In a desperate attempt to press for Finance Committee endorsement, commerce minister Greg So Kam-leung told lawmakers on Saturday that a risk test showed Hong Kong could lose up to HK$36 billion in economic benefits over 40 years if Disneyland’s visitor numbers shrank by 15 percent.
Lawmakers were unable to vote on the funding request at the end of a seven-hour debate, which included two failed motions seeking adjournment of the proceedings.
There were also several scuffles between pan-democratic lawmakers and committee chairman Chan Kin-por.
In one case, Chan had to adjourn the meeting briefly because Raymond Chan Chi-chuen and “Long Hair” Leung Kwok-hung rushed to the chairman’s seat, protesting against his rejection of Eddie Chu Hoi-dick’s call for additional terms to be added to the funding application.
The Finance Committee will continue its discussions on the coming Friday.
Last month Walt Disney agreed to inject an extra HK$350 million for the revamp and waive part of its management fees for two years. But critics said the concessions were not significant enough to benefit the city.
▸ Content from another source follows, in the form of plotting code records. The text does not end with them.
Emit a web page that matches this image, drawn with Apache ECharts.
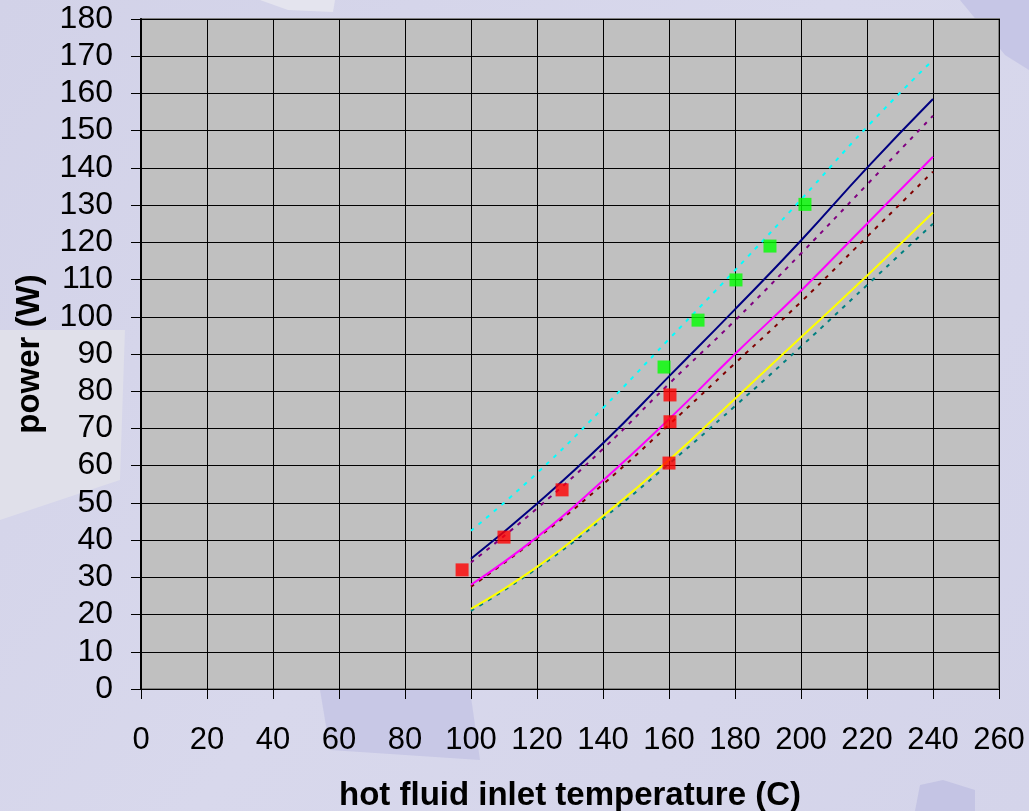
<!DOCTYPE html>
<html>
<head>
<meta charset="utf-8">
<script src="https://cdn.jsdelivr.net/npm/echarts@6/dist/echarts.min.js"></script>
<style>html,body{margin:0;padding:0;}#c{width:1029px;height:811px;}</style>
</head>
<body>
<div id="c"></div>
<script>
// ---- data ----
var xTemps = [100, 120, 140, 160, 180, 200, 220, 240];
var navySolid    = [35, 49.8, 66, 84, 102, 120.5, 140, 158.5];
var magentaSolid = [28, 40.8, 56, 72.5, 90, 107, 125, 143];
var yellowSolid  = [21.5, 32.8, 46.5, 61.5, 78, 94.5, 111, 128];
var cyanDotted   = [42.5, 58, 75.5, 94, 112.5, 131.5, 151, 169];
var purpleDotted = [34, 48.5, 64.5, 82, 99, 117, 135.5, 154];
var darkredDotted= [27.5, 40.5, 55, 71, 87.5, 104, 121.5, 139];
var tealDotted   = [21, 32.4, 45.8, 60.5, 76, 92, 108.5, 125];
var redMeasX = [97.3, 110, 127.6, 160.3, 160.3, 160];
var redMeasY = [32, 40.8, 53.5, 79, 71.8, 60.7];
var greenMeasX = [158.5, 168.8, 180.3, 190.6, 201.2];
var greenMeasY = [86.5, 99.1, 109.9, 119, 130.2];
var xAxisName = 'hot fluid inlet temperature (C)';
var yAxisName = 'power (W)';

function pairs(xs, ys){ return xs.map(function(x,i){ return [x, ys[i]]; }); }

function lineSeries(ys, color, dotted){
  return {
    type: 'line', data: pairs(xTemps, ys), smooth: true, showSymbol: false, symbol: 'none',
    lineStyle: { color: color, width: 2, type: dotted ? [4, 6] : 'solid' },
    z: 3, silent: true
  };
}

var chart = echarts.init(document.getElementById('c'));
var font = '"Liberation Sans", Arial, sans-serif';
chart.setOption({
  animation: false,
  backgroundColor: {
    type: 'linear', x: 0, y: 0, x2: 1, y2: 1,
    colorStops: [{offset: 0, color: '#d2d2e8'}, {offset: 0.5, color: '#d8d8ec'}, {offset: 1, color: '#d4d4ea'}]
  },
  graphic: [
    {type: 'polygon', z: -10, shape: {points: [[0,520],[120,480],[125,330],[0,330]]}, style: {fill: '#e0e0ea'}},
    {type: 'polygon', z: -10, shape: {points: [[960,0],[1029,0],[1029,70],[1005,55]]}, style: {fill: '#c6c6e6'}},
    {type: 'polygon', z: -10, shape: {points: [[320,690],[470,690],[480,760],[330,750]]}, style: {fill: '#c8c8e6'}},
    {type: 'polygon', z: -10, shape: {points: [[920,785],[943,780],[975,790],[975,811],[915,811]]}, style: {fill: '#c4c4e4'}},
    {type: 'polygon', z: -10, shape: {points: [[260,0],[335,0],[333,12],[288,10]]}, style: {fill: '#e4e4ee'}}
  ],
  grid: {
    left: 141, right: 30, top: 19, bottom: 122,
    outerBoundsMode: 'none', containLabel: false,
    show: true, backgroundColor: '#c0c0c0', borderColor: '#808080', borderWidth: 2
  },
  xAxis: {
    type: 'value', min: 0, max: 260, interval: 20,
    name: xAxisName, nameLocation: 'middle', nameGap: 90,
    nameTextStyle: {fontFamily: font, fontSize: 33, fontWeight: 'bold', color: '#000'},
    axisLine: {show: true, onZero: false, lineStyle: {color: '#000', width: 1}},
    axisTick: {show: true, inside: false, length: 10, lineStyle: {color: '#000'}},
    axisLabel: {fontFamily: font, fontSize: 31, color: '#000', margin: 36},
    splitLine: {show: true, lineStyle: {color: '#000', width: 1}}
  },
  yAxis: {
    type: 'value', min: 0, max: 180, interval: 10,
    name: yAxisName, nameLocation: 'middle', nameGap: 95, nameRotate: 90,
    nameTextStyle: {fontFamily: font, fontSize: 33, fontWeight: 'bold', color: '#000'},
    axisLine: {show: true, onZero: false, lineStyle: {color: '#000', width: 2}},
    axisTick: {show: true, inside: false, length: 10, lineStyle: {color: '#000'}},
    axisLabel: {fontFamily: font, fontSize: 32, color: '#000', margin: 28},
    splitLine: {show: true, lineStyle: {color: '#000', width: 1}}
  },
  series: [
    lineSeries(cyanDotted, '#00ffff', true),
    lineSeries(purpleDotted, '#800080', true),
    lineSeries(darkredDotted, '#800000', true),
    lineSeries(tealDotted, '#008080', true),
    lineSeries(navySolid, '#000080', false),
    lineSeries(magentaSolid, '#ff00ff', false),
    lineSeries(yellowSolid, '#ffff00', false),
    {type: 'scatter', data: pairs(redMeasX, redMeasY), symbol: 'rect', symbolSize: 13,
     itemStyle: {color: '#ff0000'}, z: 5},
    {type: 'scatter', data: pairs(greenMeasX, greenMeasY), symbol: 'rect', symbolSize: 13,
     itemStyle: {color: '#00ff00'}, z: 5}
  ]
});
</script>
</body>
</html>
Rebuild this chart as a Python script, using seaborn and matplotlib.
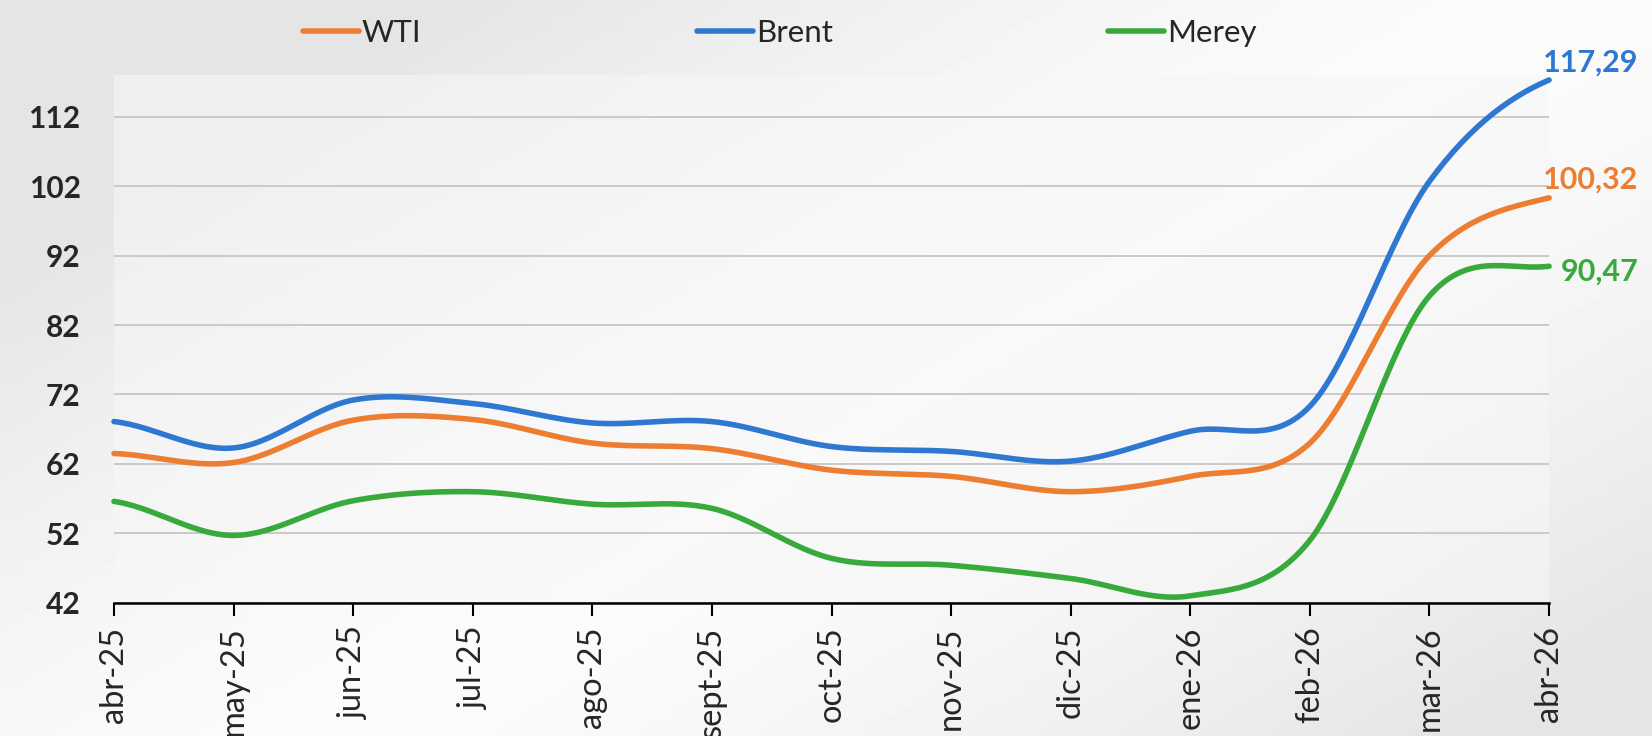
import numpy as np
import pandas as pd
import matplotlib
matplotlib.use('Agg')
import matplotlib.pyplot as plt
import seaborn as sns

# monthly prices
months = ['abr-25', 'may-25', 'jun-25', 'jul-25', 'ago-25', 'sept-25', 'oct-25',
          'nov-25', 'dic-25', 'ene-26', 'feb-26', 'mar-26', 'abr-26']
wti = [63.5, 62.2, 68.3, 68.4, 65.0, 64.2, 61.1, 60.2, 58.0, 60.2, 65.0, 92.0, 100.32]
brent = [68.1, 64.3, 71.2, 70.7, 67.9, 68.1, 64.5, 63.8, 62.4, 66.7, 70.3, 102.7, 117.29]
merey = [56.6, 51.7, 56.7, 58.0, 56.2, 55.6, 48.4, 47.4, 45.5, 43.0, 51.0, 86.2, 90.47]
yticks = [42, 52, 62, 72, 82, 92, 102, 112]

series = {'WTI': wti, 'Brent': brent, 'Merey': merey}
colors = {'WTI': '#ED7D31', 'Brent': '#2E78D2', 'Merey': '#38AA3C'}


def smooth(y, n=30):
    # Excel-style smoothed line (Catmull-Rom through the points)
    y = np.asarray(y, float)
    p = np.concatenate([[y[0]], y, [y[-1]]])
    xs, ys = [], []
    for i in range(len(y) - 1):
        p0, p1, p2, p3 = p[i], p[i + 1], p[i + 2], p[i + 3]
        t = np.linspace(0, 1, n, endpoint=False)
        ys.append(0.5 * (2 * p1 + (-p0 + p2) * t + (2 * p0 - 5 * p1 + 4 * p2 - p3) * t ** 2
                         + (-p0 + 3 * p1 - 3 * p2 + p3) * t ** 3))
        xs.append(i + t)
    xs.append([len(y) - 1])
    ys.append([y[-1]])
    return np.concatenate(xs), np.concatenate(ys)


rows = []
for name, vals in series.items():
    xs, ys = smooth(vals)
    rows.append(pd.DataFrame({'x': xs, 'price': ys, 'serie': name}))
df = pd.concat(rows, ignore_index=True)

sns.set_style('white')
plt.rcParams['font.family'] = ['Lato', 'DejaVu Sans']

fig = plt.figure(figsize=(16.52, 7.36), dpi=100)

# slide-like background gradient
bg = fig.add_axes([0, 0, 1, 1], zorder=-10)
gx, gy = np.meshgrid(np.linspace(0, 1, 300), np.linspace(0, 1, 150))
d = np.abs((gx - 0.62) * 0.8 + (gy - 0.45) * 0.6)
shade = 0.985 - 0.09 * np.clip(d / 0.55, 0, 1) ** 1.5
bg.imshow(shade, cmap='gray', vmin=0, vmax=1, aspect='auto', extent=[0, 1, 0, 1])
bg.axis('off')

ax = fig.add_axes([0.069, 0.181, 0.8687, 0.717])
ax.set_facecolor('#f7f7f7')
ax.patch.set_alpha(0.6)

sns.lineplot(data=df, x='x', y='price', hue='serie', palette=colors,
             linewidth=4.0, sort=False, ax=ax, legend=False)
for line in ax.lines:
    line.set_solid_capstyle('round')
    line.set_clip_on(False)

ax.set_xlim(0, len(months) - 1)
ax.set_ylim(42, 118)
ax.set_xticks(range(len(months)))
ax.set_xticklabels(months, rotation=90, fontsize=23.5)
ax.set_yticks(yticks)
ax.set_yticklabels([str(v) for v in yticks], fontsize=21.5, fontweight='bold')
ax.set_xlabel('')
ax.set_ylabel('')
ax.tick_params(axis='x', length=9, width=1.5, color='black', pad=8, direction='out', bottom=True)
ax.tick_params(axis='y', length=0, pad=24)
ax.yaxis.grid(True, color='#c6c6c6', linewidth=1.3)
ax.set_axisbelow(True)
for s in ['top', 'right', 'left']:
    ax.spines[s].set_visible(False)
ax.spines['bottom'].set_color('black')
ax.spines['bottom'].set_linewidth(1.8)

# end-of-line value labels
last = len(months) - 1
ax.annotate('117,29', (last, brent[-1]), xytext=(-6, 17), textcoords='offset pixels',
            color=colors['Brent'], fontsize=22, fontweight='bold', ha='left', va='center',
            annotation_clip=False)
ax.annotate('100,32', (last, wti[-1]), xytext=(-6, 18), textcoords='offset pixels',
            color=colors['WTI'], fontsize=22, fontweight='bold', ha='left', va='center',
            annotation_clip=False)
ax.annotate('90,47', (last, merey[-1]), xytext=(12, -5), textcoords='offset pixels',
            color=colors['Merey'], fontsize=22, fontweight='bold', ha='left', va='center',
            annotation_clip=False)

handles = [plt.Line2D([], [], color=colors[k], linewidth=4.0, solid_capstyle='round') for k in series]
fig.legend(handles, list(series), loc='center', bbox_to_anchor=(0.472, 0.955), ncol=3,
           frameon=False, fontsize=22.5, handlelength=1.8, handletextpad=0.1, columnspacing=8.8)

fig.savefig('out.png', dpi=100)
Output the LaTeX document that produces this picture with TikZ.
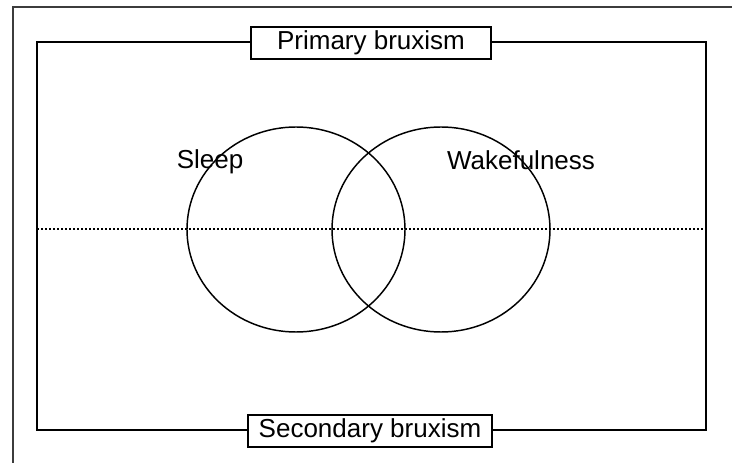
\documentclass[tikz,border=0pt]{standalone}
\usepackage{fontspec}
\setmainfont{Liberation Sans}

\tikzset{every picture/.style={line width=0.75pt}}
\tikzset{
  labelbox/.style={draw, line width=1.6pt, fill=white, inner xsep=8pt, inner ysep=2pt,
    minimum height=24pt, font=\fontsize{19.5}{23}\selectfont},
  setlabel/.style={inner sep=0.75pt, font=\fontsize{19.5}{23}\selectfont},
  setring/.style={line width=1.1pt}
}

\begin{document}
\begin{tikzpicture}[x=0.75pt,y=0.75pt,yscale=-1,xscale=1]
\useasboundingbox (0,0) rectangle (732,463);

%Outer frame
\draw [color={rgb, 255:red, 60; green, 60; blue, 60 }, line width=1.5pt] (13,463) -- (13,7) -- (732,7) ;

%Shape: Rectangle
\draw [line width=2pt] (37,42) rectangle (706,430) ;

%Straight Lines (dotted)
\coordinate (west) at (37,229) ;
\coordinate (east) at (706,229) ;
\draw [line width=1.5pt, dash pattern=on 1.5pt off 1.5pt] (west) -- (east) ;

%Shape: Ellipses
\draw [setring] (296,229.5) ellipse [x radius=109, y radius=102.5] ;
\draw [setring] (441,229.5) ellipse [x radius=109, y radius=102.5] ;

% Text Node
\node [labelbox, minimum width=180pt] (primary) at (371,43) {Primary bruxism};
% Text Node
\node [labelbox, minimum width=183pt] (secondary) at (370,431) {Secondary bruxism};
% Text Node
\node [setlabel] (sleep) at (210,162) {Sleep};
% Text Node
\node [setlabel] (wake) at (521,160) {Wakefulness};

\end{tikzpicture}
\end{document}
Lawmakers also questioned if the theme park was financially viable given that it was still losing money despite good attendance figures, and why a third-party investor had never been introduced to the venture in the past decade.
The controversial HK$10.9 billion expansion project, due to open next year, will feature thematic zones based on the blockbuster Frozen and Marvel super- hero films, as well as the transformation of the Sleeping Beauty Castle.